• [Raw data]
/---
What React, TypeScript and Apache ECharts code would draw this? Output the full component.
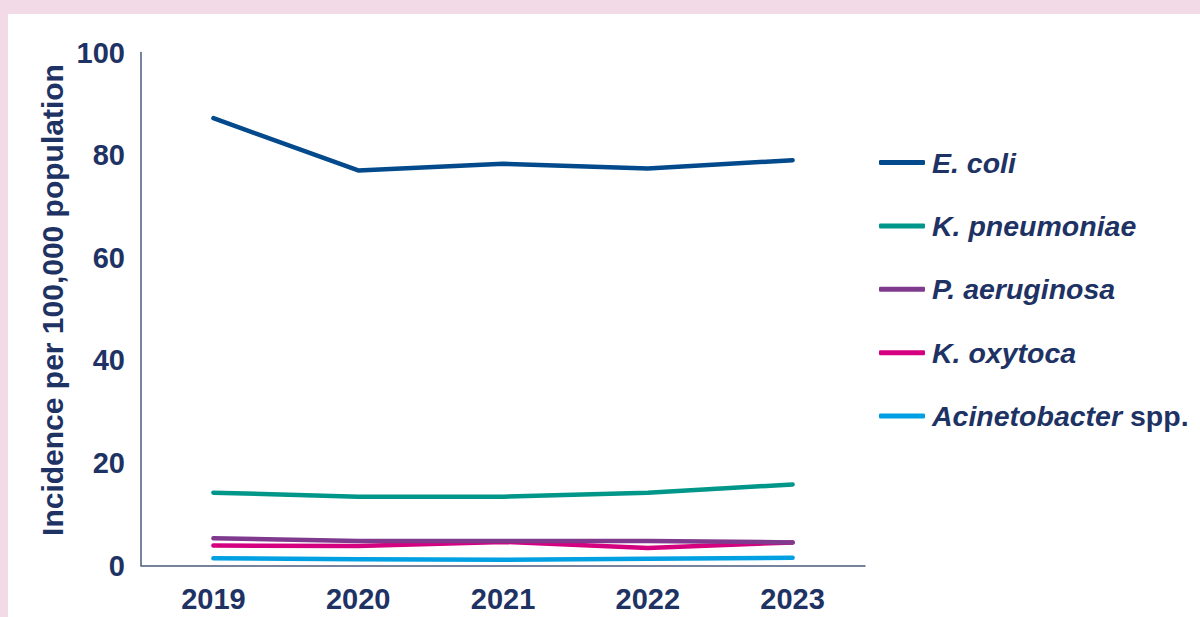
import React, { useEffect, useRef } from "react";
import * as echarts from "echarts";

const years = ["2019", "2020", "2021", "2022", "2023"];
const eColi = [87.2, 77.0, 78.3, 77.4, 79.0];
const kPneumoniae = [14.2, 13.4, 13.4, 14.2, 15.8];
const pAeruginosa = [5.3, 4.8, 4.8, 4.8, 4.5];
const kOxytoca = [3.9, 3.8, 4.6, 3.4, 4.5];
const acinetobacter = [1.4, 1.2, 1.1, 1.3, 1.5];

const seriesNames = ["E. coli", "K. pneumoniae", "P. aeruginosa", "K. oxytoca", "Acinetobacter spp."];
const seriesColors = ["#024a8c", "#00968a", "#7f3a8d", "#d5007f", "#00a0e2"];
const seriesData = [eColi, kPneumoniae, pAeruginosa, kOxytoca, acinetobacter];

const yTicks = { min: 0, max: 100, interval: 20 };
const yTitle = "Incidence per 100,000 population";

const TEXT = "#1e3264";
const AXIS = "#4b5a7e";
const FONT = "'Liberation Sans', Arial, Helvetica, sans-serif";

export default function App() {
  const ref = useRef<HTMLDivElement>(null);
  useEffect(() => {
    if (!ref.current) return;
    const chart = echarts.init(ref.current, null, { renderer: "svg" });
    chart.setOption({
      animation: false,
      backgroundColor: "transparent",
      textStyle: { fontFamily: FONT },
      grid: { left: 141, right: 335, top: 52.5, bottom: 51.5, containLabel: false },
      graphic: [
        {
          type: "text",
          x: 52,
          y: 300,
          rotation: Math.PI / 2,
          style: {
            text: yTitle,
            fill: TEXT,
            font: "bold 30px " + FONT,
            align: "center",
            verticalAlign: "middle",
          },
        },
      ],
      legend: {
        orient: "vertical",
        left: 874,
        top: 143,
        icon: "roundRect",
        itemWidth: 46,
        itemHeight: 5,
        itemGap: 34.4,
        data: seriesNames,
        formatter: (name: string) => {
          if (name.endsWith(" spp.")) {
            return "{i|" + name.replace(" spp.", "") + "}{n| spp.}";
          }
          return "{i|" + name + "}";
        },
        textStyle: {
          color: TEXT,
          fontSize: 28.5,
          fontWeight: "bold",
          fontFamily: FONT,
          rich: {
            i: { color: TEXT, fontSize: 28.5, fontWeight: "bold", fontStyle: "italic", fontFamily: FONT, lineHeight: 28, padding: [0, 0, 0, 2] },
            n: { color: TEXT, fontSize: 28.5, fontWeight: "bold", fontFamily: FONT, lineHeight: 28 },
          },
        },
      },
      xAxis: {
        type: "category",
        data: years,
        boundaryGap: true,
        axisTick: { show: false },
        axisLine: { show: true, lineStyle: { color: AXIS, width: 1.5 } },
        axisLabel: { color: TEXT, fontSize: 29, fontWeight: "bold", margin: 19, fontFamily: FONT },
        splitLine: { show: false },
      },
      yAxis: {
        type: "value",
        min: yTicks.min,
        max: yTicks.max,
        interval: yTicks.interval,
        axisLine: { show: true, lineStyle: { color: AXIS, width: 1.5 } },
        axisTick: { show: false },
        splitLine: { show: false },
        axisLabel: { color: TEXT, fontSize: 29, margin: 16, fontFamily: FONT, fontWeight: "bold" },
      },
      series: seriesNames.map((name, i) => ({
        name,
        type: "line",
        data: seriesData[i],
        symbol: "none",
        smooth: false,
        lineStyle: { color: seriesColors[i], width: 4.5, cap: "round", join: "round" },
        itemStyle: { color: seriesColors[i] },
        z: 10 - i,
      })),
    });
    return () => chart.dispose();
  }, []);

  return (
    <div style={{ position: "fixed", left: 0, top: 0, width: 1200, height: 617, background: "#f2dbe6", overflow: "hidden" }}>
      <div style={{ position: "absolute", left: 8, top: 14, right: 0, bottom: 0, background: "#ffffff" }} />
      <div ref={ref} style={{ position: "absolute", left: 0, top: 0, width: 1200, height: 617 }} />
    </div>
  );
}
\---
• [What is expected]
Images in the data above are to be skipped. Retype all other material exactly.

• [Output for this task]
What React, TypeScript and Apache ECharts code would draw this? Output the full component.
import React, { useEffect, useRef } from "react";
import * as echarts from "echarts";

const years = ["2019", "2020", "2021", "2022", "2023"];
const eColi = [87.2, 77.0, 78.3, 77.4, 79.0];
const kPneumoniae = [14.2, 13.4, 13.4, 14.2, 15.8];
const pAeruginosa = [5.3, 4.8, 4.8, 4.8, 4.5];
const kOxytoca = [3.9, 3.8, 4.6, 3.4, 4.5];
const acinetobacter = [1.4, 1.2, 1.1, 1.3, 1.5];

const seriesNames = ["E. coli", "K. pneumoniae", "P. aeruginosa", "K. oxytoca", "Acinetobacter spp."];
const seriesColors = ["#024a8c", "#00968a", "#7f3a8d", "#d5007f", "#00a0e2"];
const seriesData = [eColi, kPneumoniae, pAeruginosa, kOxytoca, acinetobacter];

const yTicks = { min: 0, max: 100, interval: 20 };
const yTitle = "Incidence per 100,000 population";

const TEXT = "#1e3264";
const AXIS = "#4b5a7e";
const FONT = "'Liberation Sans', Arial, Helvetica, sans-serif";

export default function App() {
  const ref = useRef<HTMLDivElement>(null);
  useEffect(() => {
    if (!ref.current) return;
    const chart = echarts.init(ref.current, null, { renderer: "svg" });
    chart.setOption({
      animation: false,
      backgroundColor: "transparent",
      textStyle: { fontFamily: FONT },
      grid: { left: 141, right: 335, top: 52.5, bottom: 51.5, containLabel: false },
      graphic: [
        {
          type: "text",
          x: 52,
          y: 300,
          rotation: Math.PI / 2,
          style: {
            text: yTitle,
            fill: TEXT,
            font: "bold 30px " + FONT,
            align: "center",
            verticalAlign: "middle",
          },
        },
      ],
      legend: {
        orient: "vertical",
        left: 874,
        top: 143,
        icon: "roundRect",
        itemWidth: 46,
        itemHeight: 5,
        itemGap: 34.4,
        data: seriesNames,
        formatter: (name: string) => {
          if (name.endsWith(" spp.")) {
            return "{i|" + name.replace(" spp.", "") + "}{n| spp.}";
          }
          return "{i|" + name + "}";
        },
        textStyle: {
          color: TEXT,
          fontSize: 28.5,
          fontWeight: "bold",
          fontFamily: FONT,
          rich: {
            i: { color: TEXT, fontSize: 28.5, fontWeight: "bold", fontStyle: "italic", fontFamily: FONT, lineHeight: 28, padding: [0, 0, 0, 2] },
            n: { color: TEXT, fontSize: 28.5, fontWeight: "bold", fontFamily: FONT, lineHeight: 28 },
          },
        },
      },
      xAxis: {
        type: "category",
        data: years,
        boundaryGap: true,
        axisTick: { show: false },
        axisLine: { show: true, lineStyle: { color: AXIS, width: 1.5 } },
        axisLabel: { color: TEXT, fontSize: 29, fontWeight: "bold", margin: 19, fontFamily: FONT },
        splitLine: { show: false },
      },
      yAxis: {
        type: "value",
        min: yTicks.min,
        max: yTicks.max,
        interval: yTicks.interval,
        axisLine: { show: true, lineStyle: { color: AXIS, width: 1.5 } },
        axisTick: { show: false },
        splitLine: { show: false },
        axisLabel: { color: TEXT, fontSize: 29, margin: 16, fontFamily: FONT, fontWeight: "bold" },
      },
      series: seriesNames.map((name, i) => ({
        name,
        type: "line",
        data: seriesData[i],
        symbol: "none",
        smooth: false,
        lineStyle: { color: seriesColors[i], width: 4.5, cap: "round", join: "round" },
        itemStyle: { color: seriesColors[i] },
        z: 10 - i,
      })),
    });
    return () => chart.dispose();
  }, []);

  return (
    <div style={{ position: "fixed", left: 0, top: 0, width: 1200, height: 617, background: "#f2dbe6", overflow: "hidden" }}>
      <div style={{ position: "absolute", left: 8, top: 14, right: 0, bottom: 0, background: "#ffffff" }} />
      <div ref={ref} style={{ position: "absolute", left: 0, top: 0, width: 1200, height: 617 }} />
    </div>
  );
}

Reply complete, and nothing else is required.